* _Task prompt_
Restate all the material verbatim, except for the pictures.
━━ Source material
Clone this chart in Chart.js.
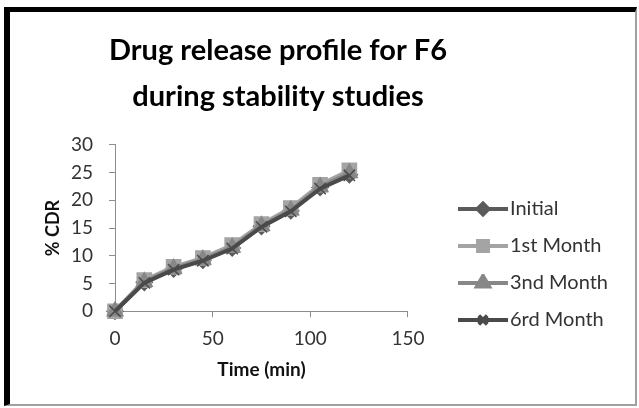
<!DOCTYPE html>
<html>
<head>
<meta charset="utf-8">
<script src="https://cdn.jsdelivr.net/npm/chart.js@4.4.0/dist/chart.umd.min.js"></script>
<style>
  html, body { margin: 0; padding: 0; background: #fff; }
  #wrap { position: relative; width: 639px; height: 408px; }
  canvas { position: absolute; left: 0; top: 0; }
  #frame { position: absolute; left: 4px; top: 7px; width: 625px; height: 392px;
           border-left: 6px solid #000; border-top: 5px solid #000;
           border-right: 2px solid #a0a0a0; border-bottom: 2px solid #a0a0a0;
           pointer-events: none; }
</style>
</head>
<body>
<div id="wrap">
  <canvas id="c" width="639" height="408"></canvas>
  <div id="frame"></div>
</div>
<script>
const titleLines = ['Drug release profile for F6', 'during stability studies'];
const seriesNames = ['Initial', '1st Month', '3nd Month', '6rd Month'];
const times = [0, 15, 30, 45, 60, 75, 90, 105, 120];
const initial = [0, 5.2, 7.6, 9.2, 11.4, 15.3, 18.1, 22.3, 24.6];
const month1  = [0, 5.6, 8.0, 9.6, 11.9, 15.7, 18.6, 22.8, 25.4];
const month3  = [0, 5.3, 7.7, 9.3, 11.5, 15.4, 18.2, 22.4, 24.9];
const month6  = [0, 5.1, 7.5, 9.1, 11.3, 15.2, 18.0, 22.1, 24.5];
const xTicks = [0, 50, 100, 150];
const yTicks = [0, 5, 10, 15, 20, 25, 30];

const FONT = 'Lato, "Open Sans", sans-serif';
const colors = ['#5b5b5b', '#a4a4a4', '#878787', '#4a4a4a'];
const styles = ['rectRot', 'rect', 'triangle', 'crossRot'];
const radii = [8, 10, 9, 8];
const legendRadii = [5.5, 7, 7, 6];
const allValues = [initial, month1, month3, month6];

const PAD_LEFT = -62;     // layout padding (shifts title centre left like the original)
const Y_AXIS_WIDTH = 177; // width reserved for the y axis block

const LEG_BOX = 75;   // legend symbol box width
const LEG_IMG = 91;   // legend symbol image width
const LEG_LINE = 50;  // visible line sample length

function legendImage(i) {
  const w = LEG_IMG, h = 18;
  const cv = document.createElement('canvas');
  cv.width = w; cv.height = h;
  const ctx = cv.getContext('2d');
  ctx.strokeStyle = colors[i];
  ctx.fillStyle = colors[i];
  ctx.lineWidth = 4;
  const x0 = w - LEG_LINE;
  ctx.beginPath(); ctx.moveTo(x0, h / 2); ctx.lineTo(w, h / 2); ctx.stroke();
  Chart.helpers.drawPoint(ctx, { pointStyle: styles[i], radius: legendRadii[i], borderWidth: 1.5, rotation: 0 }, x0 + LEG_LINE / 2, h / 2);
  ctx.lineWidth = 1.5;
  ctx.fill();
  ctx.stroke();
  return cv;
}

const datasets = seriesNames.map((name, i) => ({
  label: name,
  data: times.map((t, j) => ({ x: t, y: allValues[i][j] })),
  borderColor: colors[i],
  backgroundColor: colors[i],
  pointBackgroundColor: colors[i],
  pointBorderColor: colors[i],
  pointStyle: styles[i],
  pointRadius: radii[i],
  pointBorderWidth: 1.5,
  borderWidth: 4,
  showLine: true,
  tension: 0,
  clip: false,
  order: 4 - i
}));

new Chart(document.getElementById('c'), {
  type: 'scatter',
  data: { datasets },
  options: {
    responsive: false,
    animation: false,
    layout: { padding: { left: PAD_LEFT, right: 21, top: 22, bottom: 25 } },
    plugins: {
      title: {
        display: true,
        text: titleLines,
        color: '#000',
        font: { family: FONT, size: 29, weight: 'bold', lineHeight: 1.6 },
        padding: { top: 5, bottom: 25 }
      },
      legend: {
        position: 'right',
        align: 'center',
        maxWidth: 260,
        title: { display: true, text: '', font: { size: 10 }, padding: { top: 112, bottom: 0 } },
        labels: {
          usePointStyle: true,
          pointStyleWidth: LEG_BOX,
          boxHeight: 16,
          padding: 17,
          color: '#333',
          font: { family: FONT, size: 20 },
          generateLabels: (chart) => chart.data.datasets.map((ds, i) => ({
            text: ds.label,
            pointStyle: legendImage(i),
            fillStyle: colors[i],
            strokeStyle: colors[i],
            lineWidth: 0,
            hidden: false,
            datasetIndex: i,
            fontColor: '#333'
          }))
        }
      },
      tooltip: { enabled: false }
    },
    scales: {
      x: {
        type: 'linear',
        min: 0, max: 150,
        afterBuildTicks: (s) => { s.ticks = xTicks.map(v => ({ value: v })); },
        ticks: { color: '#333', font: { family: FONT, size: 19 }, padding: 10, autoSkip: false, maxRotation: 0 },
        grid: { display: true, drawOnChartArea: false, tickLength: 6, color: '#8c8c8c' },
        border: { color: '#8c8c8c', width: 1 },
        title: { display: true, text: 'Time (min)', color: '#111', font: { family: FONT, size: 19, weight: 'bold', lineHeight: 1.0 }, padding: { top: 0, bottom: 4 } }
      },
      y: {
        type: 'linear',
        min: 0, max: 30,
        afterBuildTicks: (s) => { s.ticks = yTicks.map(v => ({ value: v })); },
        afterFit: (s) => { s.width = Y_AXIS_WIDTH; },
        ticks: { color: '#333', font: { family: FONT, size: 19 }, padding: 16, autoSkip: false },
        grid: { display: true, drawOnChartArea: false, tickLength: 6, color: '#8c8c8c' },
        border: { color: '#8c8c8c', width: 1 },
        title: { display: true, text: '% CDR', color: '#111', font: { family: FONT, size: 18, weight: 'bold', lineHeight: 0.8 }, padding: { top: 108, bottom: 0 } }
      }
    }
  }
});
</script>
</body>
</html>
━━━━
* _Problem solution_
Clone this chart in Chart.js.
<!DOCTYPE html>
<html>
<head>
<meta charset="utf-8">
<script src="https://cdn.jsdelivr.net/npm/chart.js@4.4.0/dist/chart.umd.min.js"></script>
<style>
  html, body { margin: 0; padding: 0; background: #fff; }
  #wrap { position: relative; width: 639px; height: 408px; }
  canvas { position: absolute; left: 0; top: 0; }
  #frame { position: absolute; left: 4px; top: 7px; width: 625px; height: 392px;
           border-left: 6px solid #000; border-top: 5px solid #000;
           border-right: 2px solid #a0a0a0; border-bottom: 2px solid #a0a0a0;
           pointer-events: none; }
</style>
</head>
<body>
<div id="wrap">
  <canvas id="c" width="639" height="408"></canvas>
  <div id="frame"></div>
</div>
<script>
const titleLines = ['Drug release profile for F6', 'during stability studies'];
const seriesNames = ['Initial', '1st Month', '3nd Month', '6rd Month'];
const times = [0, 15, 30, 45, 60, 75, 90, 105, 120];
const initial = [0, 5.2, 7.6, 9.2, 11.4, 15.3, 18.1, 22.3, 24.6];
const month1  = [0, 5.6, 8.0, 9.6, 11.9, 15.7, 18.6, 22.8, 25.4];
const month3  = [0, 5.3, 7.7, 9.3, 11.5, 15.4, 18.2, 22.4, 24.9];
const month6  = [0, 5.1, 7.5, 9.1, 11.3, 15.2, 18.0, 22.1, 24.5];
const xTicks = [0, 50, 100, 150];
const yTicks = [0, 5, 10, 15, 20, 25, 30];

const FONT = 'Lato, "Open Sans", sans-serif';
const colors = ['#5b5b5b', '#a4a4a4', '#878787', '#4a4a4a'];
const styles = ['rectRot', 'rect', 'triangle', 'crossRot'];
const radii = [8, 10, 9, 8];
const legendRadii = [5.5, 7, 7, 6];
const allValues = [initial, month1, month3, month6];

const PAD_LEFT = -62;     // layout padding (shifts title centre left like the original)
const Y_AXIS_WIDTH = 177; // width reserved for the y axis block

const LEG_BOX = 75;   // legend symbol box width
const LEG_IMG = 91;   // legend symbol image width
const LEG_LINE = 50;  // visible line sample length

function legendImage(i) {
  const w = LEG_IMG, h = 18;
  const cv = document.createElement('canvas');
  cv.width = w; cv.height = h;
  const ctx = cv.getContext('2d');
  ctx.strokeStyle = colors[i];
  ctx.fillStyle = colors[i];
  ctx.lineWidth = 4;
  const x0 = w - LEG_LINE;
  ctx.beginPath(); ctx.moveTo(x0, h / 2); ctx.lineTo(w, h / 2); ctx.stroke();
  Chart.helpers.drawPoint(ctx, { pointStyle: styles[i], radius: legendRadii[i], borderWidth: 1.5, rotation: 0 }, x0 + LEG_LINE / 2, h / 2);
  ctx.lineWidth = 1.5;
  ctx.fill();
  ctx.stroke();
  return cv;
}

const datasets = seriesNames.map((name, i) => ({
  label: name,
  data: times.map((t, j) => ({ x: t, y: allValues[i][j] })),
  borderColor: colors[i],
  backgroundColor: colors[i],
  pointBackgroundColor: colors[i],
  pointBorderColor: colors[i],
  pointStyle: styles[i],
  pointRadius: radii[i],
  pointBorderWidth: 1.5,
  borderWidth: 4,
  showLine: true,
  tension: 0,
  clip: false,
  order: 4 - i
}));

new Chart(document.getElementById('c'), {
  type: 'scatter',
  data: { datasets },
  options: {
    responsive: false,
    animation: false,
    layout: { padding: { left: PAD_LEFT, right: 21, top: 22, bottom: 25 } },
    plugins: {
      title: {
        display: true,
        text: titleLines,
        color: '#000',
        font: { family: FONT, size: 29, weight: 'bold', lineHeight: 1.6 },
        padding: { top: 5, bottom: 25 }
      },
      legend: {
        position: 'right',
        align: 'center',
        maxWidth: 260,
        title: { display: true, text: '', font: { size: 10 }, padding: { top: 112, bottom: 0 } },
        labels: {
          usePointStyle: true,
          pointStyleWidth: LEG_BOX,
          boxHeight: 16,
          padding: 17,
          color: '#333',
          font: { family: FONT, size: 20 },
          generateLabels: (chart) => chart.data.datasets.map((ds, i) => ({
            text: ds.label,
            pointStyle: legendImage(i),
            fillStyle: colors[i],
            strokeStyle: colors[i],
            lineWidth: 0,
            hidden: false,
            datasetIndex: i,
            fontColor: '#333'
          }))
        }
      },
      tooltip: { enabled: false }
    },
    scales: {
      x: {
        type: 'linear',
        min: 0, max: 150,
        afterBuildTicks: (s) => { s.ticks = xTicks.map(v => ({ value: v })); },
        ticks: { color: '#333', font: { family: FONT, size: 19 }, padding: 10, autoSkip: false, maxRotation: 0 },
        grid: { display: true, drawOnChartArea: false, tickLength: 6, color: '#8c8c8c' },
        border: { color: '#8c8c8c', width: 1 },
        title: { display: true, text: 'Time (min)', color: '#111', font: { family: FONT, size: 19, weight: 'bold', lineHeight: 1.0 }, padding: { top: 0, bottom: 4 } }
      },
      y: {
        type: 'linear',
        min: 0, max: 30,
        afterBuildTicks: (s) => { s.ticks = yTicks.map(v => ({ value: v })); },
        afterFit: (s) => { s.width = Y_AXIS_WIDTH; },
        ticks: { color: '#333', font: { family: FONT, size: 19 }, padding: 16, autoSkip: false },
        grid: { display: true, drawOnChartArea: false, tickLength: 6, color: '#8c8c8c' },
        border: { color: '#8c8c8c', width: 1 },
        title: { display: true, text: '% CDR', color: '#111', font: { family: FONT, size: 18, weight: 'bold', lineHeight: 0.8 }, padding: { top: 108, bottom: 0 } }
      }
    }
  }
});
</script>
</body>
</html>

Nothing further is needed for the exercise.